* STATED EXERCISE *
Copy out all the lines exactly. Omit pictures.
»»
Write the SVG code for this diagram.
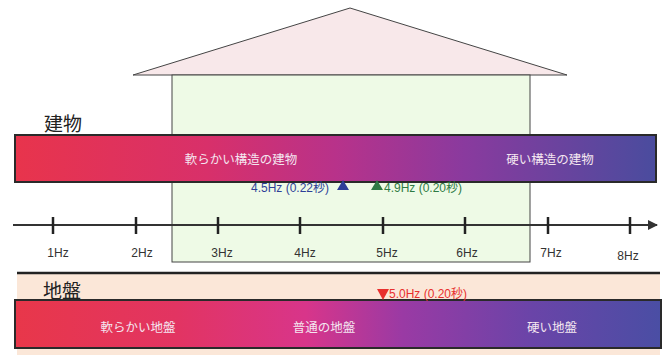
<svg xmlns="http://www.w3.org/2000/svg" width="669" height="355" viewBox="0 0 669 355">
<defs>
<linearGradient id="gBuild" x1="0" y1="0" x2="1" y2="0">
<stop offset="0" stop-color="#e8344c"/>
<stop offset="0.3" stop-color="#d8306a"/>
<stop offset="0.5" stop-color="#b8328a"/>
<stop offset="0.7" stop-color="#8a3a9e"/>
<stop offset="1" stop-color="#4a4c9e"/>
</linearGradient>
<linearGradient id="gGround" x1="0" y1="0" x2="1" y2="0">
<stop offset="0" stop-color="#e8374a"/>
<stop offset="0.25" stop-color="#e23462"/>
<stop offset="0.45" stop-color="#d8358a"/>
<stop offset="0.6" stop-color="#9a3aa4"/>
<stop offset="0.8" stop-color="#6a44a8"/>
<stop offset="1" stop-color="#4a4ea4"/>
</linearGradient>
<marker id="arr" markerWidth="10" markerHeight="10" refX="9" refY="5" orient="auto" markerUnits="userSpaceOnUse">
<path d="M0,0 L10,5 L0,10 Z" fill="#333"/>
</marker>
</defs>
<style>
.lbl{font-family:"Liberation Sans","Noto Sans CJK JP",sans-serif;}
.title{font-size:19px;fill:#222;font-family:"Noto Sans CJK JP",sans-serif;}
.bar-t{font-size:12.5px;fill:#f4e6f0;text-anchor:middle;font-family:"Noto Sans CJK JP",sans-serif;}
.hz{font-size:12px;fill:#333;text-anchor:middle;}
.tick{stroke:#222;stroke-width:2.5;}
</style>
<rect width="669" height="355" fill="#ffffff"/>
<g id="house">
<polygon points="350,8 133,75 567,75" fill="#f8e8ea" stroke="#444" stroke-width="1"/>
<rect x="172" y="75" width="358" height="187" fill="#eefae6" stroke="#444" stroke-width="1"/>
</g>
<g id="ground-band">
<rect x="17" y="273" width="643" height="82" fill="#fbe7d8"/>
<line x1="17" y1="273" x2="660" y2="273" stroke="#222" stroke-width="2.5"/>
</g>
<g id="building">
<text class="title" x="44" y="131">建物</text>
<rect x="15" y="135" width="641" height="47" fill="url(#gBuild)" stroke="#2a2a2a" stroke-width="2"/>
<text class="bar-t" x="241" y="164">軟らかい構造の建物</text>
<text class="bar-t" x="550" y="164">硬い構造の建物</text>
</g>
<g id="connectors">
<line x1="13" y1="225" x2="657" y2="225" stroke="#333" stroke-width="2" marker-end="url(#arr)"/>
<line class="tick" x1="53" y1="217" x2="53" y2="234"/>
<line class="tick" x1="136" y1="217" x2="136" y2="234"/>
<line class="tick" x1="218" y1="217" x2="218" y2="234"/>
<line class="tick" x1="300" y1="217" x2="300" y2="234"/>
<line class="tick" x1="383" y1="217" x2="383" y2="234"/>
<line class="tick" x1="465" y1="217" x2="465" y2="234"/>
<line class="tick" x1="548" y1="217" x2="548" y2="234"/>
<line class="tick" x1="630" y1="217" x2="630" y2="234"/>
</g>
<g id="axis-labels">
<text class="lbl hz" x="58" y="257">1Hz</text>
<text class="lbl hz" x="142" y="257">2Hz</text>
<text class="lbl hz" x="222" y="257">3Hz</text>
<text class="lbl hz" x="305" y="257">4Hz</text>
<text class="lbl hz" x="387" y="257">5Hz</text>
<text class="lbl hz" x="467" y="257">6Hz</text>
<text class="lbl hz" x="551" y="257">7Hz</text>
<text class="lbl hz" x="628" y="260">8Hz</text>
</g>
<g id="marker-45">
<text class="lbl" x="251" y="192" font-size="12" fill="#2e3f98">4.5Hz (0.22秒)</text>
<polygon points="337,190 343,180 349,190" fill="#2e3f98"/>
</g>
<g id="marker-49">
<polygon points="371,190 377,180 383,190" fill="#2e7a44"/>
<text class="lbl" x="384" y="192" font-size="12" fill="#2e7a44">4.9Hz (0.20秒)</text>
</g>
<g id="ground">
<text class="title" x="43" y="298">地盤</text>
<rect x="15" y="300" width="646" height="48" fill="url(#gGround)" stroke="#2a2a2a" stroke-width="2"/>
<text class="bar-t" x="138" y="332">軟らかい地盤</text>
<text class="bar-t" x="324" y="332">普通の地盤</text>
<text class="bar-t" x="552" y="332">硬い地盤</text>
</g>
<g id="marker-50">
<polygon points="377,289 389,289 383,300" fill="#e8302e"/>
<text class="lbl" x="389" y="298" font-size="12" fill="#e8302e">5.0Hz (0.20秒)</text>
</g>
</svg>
««
* RESPONSE TO THE EXERCISE *
Write the SVG code for this diagram.
<svg xmlns="http://www.w3.org/2000/svg" width="669" height="355" viewBox="0 0 669 355">
<defs>
<linearGradient id="gBuild" x1="0" y1="0" x2="1" y2="0">
<stop offset="0" stop-color="#e8344c"/>
<stop offset="0.3" stop-color="#d8306a"/>
<stop offset="0.5" stop-color="#b8328a"/>
<stop offset="0.7" stop-color="#8a3a9e"/>
<stop offset="1" stop-color="#4a4c9e"/>
</linearGradient>
<linearGradient id="gGround" x1="0" y1="0" x2="1" y2="0">
<stop offset="0" stop-color="#e8374a"/>
<stop offset="0.25" stop-color="#e23462"/>
<stop offset="0.45" stop-color="#d8358a"/>
<stop offset="0.6" stop-color="#9a3aa4"/>
<stop offset="0.8" stop-color="#6a44a8"/>
<stop offset="1" stop-color="#4a4ea4"/>
</linearGradient>
<marker id="arr" markerWidth="10" markerHeight="10" refX="9" refY="5" orient="auto" markerUnits="userSpaceOnUse">
<path d="M0,0 L10,5 L0,10 Z" fill="#333"/>
</marker>
</defs>
<style>
.lbl{font-family:"Liberation Sans","Noto Sans CJK JP",sans-serif;}
.title{font-size:19px;fill:#222;font-family:"Noto Sans CJK JP",sans-serif;}
.bar-t{font-size:12.5px;fill:#f4e6f0;text-anchor:middle;font-family:"Noto Sans CJK JP",sans-serif;}
.hz{font-size:12px;fill:#333;text-anchor:middle;}
.tick{stroke:#222;stroke-width:2.5;}
</style>
<rect width="669" height="355" fill="#ffffff"/>
<g id="house">
<polygon points="350,8 133,75 567,75" fill="#f8e8ea" stroke="#444" stroke-width="1"/>
<rect x="172" y="75" width="358" height="187" fill="#eefae6" stroke="#444" stroke-width="1"/>
</g>
<g id="ground-band">
<rect x="17" y="273" width="643" height="82" fill="#fbe7d8"/>
<line x1="17" y1="273" x2="660" y2="273" stroke="#222" stroke-width="2.5"/>
</g>
<g id="building">
<text class="title" x="44" y="131">建物</text>
<rect x="15" y="135" width="641" height="47" fill="url(#gBuild)" stroke="#2a2a2a" stroke-width="2"/>
<text class="bar-t" x="241" y="164">軟らかい構造の建物</text>
<text class="bar-t" x="550" y="164">硬い構造の建物</text>
</g>
<g id="connectors">
<line x1="13" y1="225" x2="657" y2="225" stroke="#333" stroke-width="2" marker-end="url(#arr)"/>
<line class="tick" x1="53" y1="217" x2="53" y2="234"/>
<line class="tick" x1="136" y1="217" x2="136" y2="234"/>
<line class="tick" x1="218" y1="217" x2="218" y2="234"/>
<line class="tick" x1="300" y1="217" x2="300" y2="234"/>
<line class="tick" x1="383" y1="217" x2="383" y2="234"/>
<line class="tick" x1="465" y1="217" x2="465" y2="234"/>
<line class="tick" x1="548" y1="217" x2="548" y2="234"/>
<line class="tick" x1="630" y1="217" x2="630" y2="234"/>
</g>
<g id="axis-labels">
<text class="lbl hz" x="58" y="257">1Hz</text>
<text class="lbl hz" x="142" y="257">2Hz</text>
<text class="lbl hz" x="222" y="257">3Hz</text>
<text class="lbl hz" x="305" y="257">4Hz</text>
<text class="lbl hz" x="387" y="257">5Hz</text>
<text class="lbl hz" x="467" y="257">6Hz</text>
<text class="lbl hz" x="551" y="257">7Hz</text>
<text class="lbl hz" x="628" y="260">8Hz</text>
</g>
<g id="marker-45">
<text class="lbl" x="251" y="192" font-size="12" fill="#2e3f98">4.5Hz (0.22秒)</text>
<polygon points="337,190 343,180 349,190" fill="#2e3f98"/>
</g>
<g id="marker-49">
<polygon points="371,190 377,180 383,190" fill="#2e7a44"/>
<text class="lbl" x="384" y="192" font-size="12" fill="#2e7a44">4.9Hz (0.20秒)</text>
</g>
<g id="ground">
<text class="title" x="43" y="298">地盤</text>
<rect x="15" y="300" width="646" height="48" fill="url(#gGround)" stroke="#2a2a2a" stroke-width="2"/>
<text class="bar-t" x="138" y="332">軟らかい地盤</text>
<text class="bar-t" x="324" y="332">普通の地盤</text>
<text class="bar-t" x="552" y="332">硬い地盤</text>
</g>
<g id="marker-50">
<polygon points="377,289 389,289 383,300" fill="#e8302e"/>
<text class="lbl" x="389" y="298" font-size="12" fill="#e8302e">5.0Hz (0.20秒)</text>
</g>
</svg>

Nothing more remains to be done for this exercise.